«Così abbiamo preso Johnny lo zingaro»
Luca Pelagatti
«Quando gli ho messo le manette gli ho detto che la sua fuga d'amore era finita. E lui mi ha risposto che era ormai tutte le sue fughe erano concluse».
Sembra una scena da film d'azione ma questa è cronaca. Cronaca nerissima, certo, ma i protagonisti non sono di celluloide ma di carne e ossa. Quello con le manette ai polsi è infatti «Johnny lo Zingaro», l'ergastolano in fuga arrestato nei giorni scorsi in una casa nel Senese con la sua amante. Mentre il poliziotto con la battuta pronta è Alfredo Fabbrocini, l'ex dirigente della Mobile di Parma, un poliziotto di classe che molti rimpiangono in città. E non solo nelle stanze di borgo della Posta.
«L'arresto è stato il frutto di lavoro attento, meticoloso, svolto con molta cura», spiega Fabbrocini che ora dirige la seconda sezione dello Sco, il reparto d'eccellenza delle investigazioni della polizia in Italia. «Sapevamo che era in quella casa ma prima di agire occorrevano certezze.
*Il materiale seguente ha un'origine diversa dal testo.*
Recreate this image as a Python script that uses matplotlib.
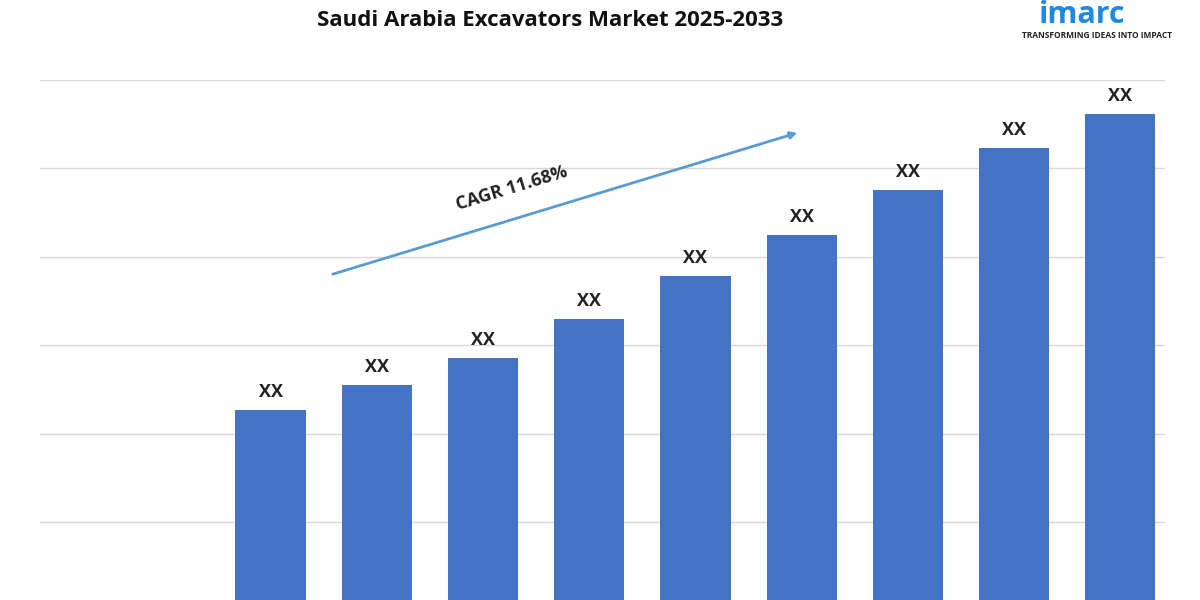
import matplotlib.pyplot as plt
import numpy as np

years = ['2025', '2026', '2027', '2028', '2029', '2030', '2031', '2032', '2033']
values = [2.27, 2.55, 2.86, 3.30, 3.79, 4.25, 4.76, 5.23, 5.62]
bar_labels = ['XX'] * len(values)

plt.rcParams['font.family'] = ['Open Sans', 'DejaVu Sans']

fig = plt.figure(figsize=(12, 6), dpi=100)
ax = fig.add_axes([40 / 1200, 0.0, 1125 / 1200, 520 / 600])

x = np.arange(len(values))
ax.bar(x, values, width=0.66, color='#4472C4', zorder=2)
for xi, v, lab in zip(x, values, bar_labels):
    ax.text(xi, v + 0.1, lab, ha='center', va='bottom', fontsize=13, fontweight='bold', color='#222222')

ax.set_xlim(-2.17, 8.42)
ax.set_ylim(0.124, 6)
ax.set_yticks([1, 2, 3, 4, 5, 6])
ax.yaxis.grid(True, color='#d9d9d9', linewidth=1, zorder=0)
ax.set_xticks([])
ax.tick_params(left=False, labelleft=False)
for s in ax.spines.values():
    s.set_visible(False)

# CAGR arrow
fig.patches.append(plt.matplotlib.patches.FancyArrowPatch(
    (330 / 1200, 1 - 275 / 600), (800 / 1200, 1 - 132 / 600), transform=fig.transFigure,
    arrowstyle='-|>', mutation_scale=10, color='#5B9BD5', linewidth=2))
fig.text(512 / 1200, 1 - 188 / 600, 'CAGR 11.68%', rotation=17, ha='center', va='center',
         fontsize=13, fontweight='bold', color='#222222')

fig.text(550 / 1200, 1 - 20 / 600, 'Saudi Arabia Excavators Market 2025-2033', ha='center',
         va='center', fontsize=16, fontweight='bold', color='#111111')

# logo
fig.text(1082 / 1200, 1 - 15 / 600, 'imarc', ha='center', va='center', fontsize=22,
         fontweight='bold', color='#1E88E5')
fig.text(1097 / 1200, 1 - 35 / 600, 'TRANSFORMING IDEAS INTO IMPACT', ha='center', va='center',
         fontsize=6, fontweight='bold', color='#222222')

fig.savefig('out.png', dpi=100)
E le abbiamo ottenute». Per farlo i poliziotti si sono finti dei corrieri che dovevano consegnare un materasso nella casa dove sospettavano che l'evaso fosse nascosto. «Grazie al travestimento abbiamo avuto la certezza che la sua amante era nell'appartamento. Poco dopo, con una telecamera nascosta in strada abbiamo visto anche lui. E allora siamo entrati in azione». Sessanta uomini, guidati da Fabbrocini, hanno circondato la casa e sono entrati. E per il bandito, entrato in carcere a 15 anni per il suo primo omicidio si sono riaperte, per sempre le porte del carcere. «Si tratta di un malavitoso con un profilo criminale unico. Ha avuto contatti con la banda della Magliana, è stato collegato al delitto Pasolini, è evaso dalle prigioni di massima sicurezza e ha ucciso un poliziotto e ferito un carabiniere.
«Proprio per questo per il suo arresto è stato necessario un dispositivo particolare. Se fosse riuscito a salire sui tetti bloccarlo sarebbe stato molto difficile. E quando, dopo l'irruzione, siamo arrivati al secondo piano della palazzina stava proprio provando ad arrampicarsi per fuggire», spiega Fabbrocini che ammette che un simile arresto rappresenta sempre un risultato importante per un investigatore. «In casi come questi la cosa più difficile è aspettare. L'istinto ti porterebbe a intervenire subito. Ma invece occorre scegliere il momento giusto». Quello in cui le manette scattano senza possibilità di errore. E il poliziotto e il bandito si guardano negli occhi. Uno ha vinto. L'altro ha perso tutto.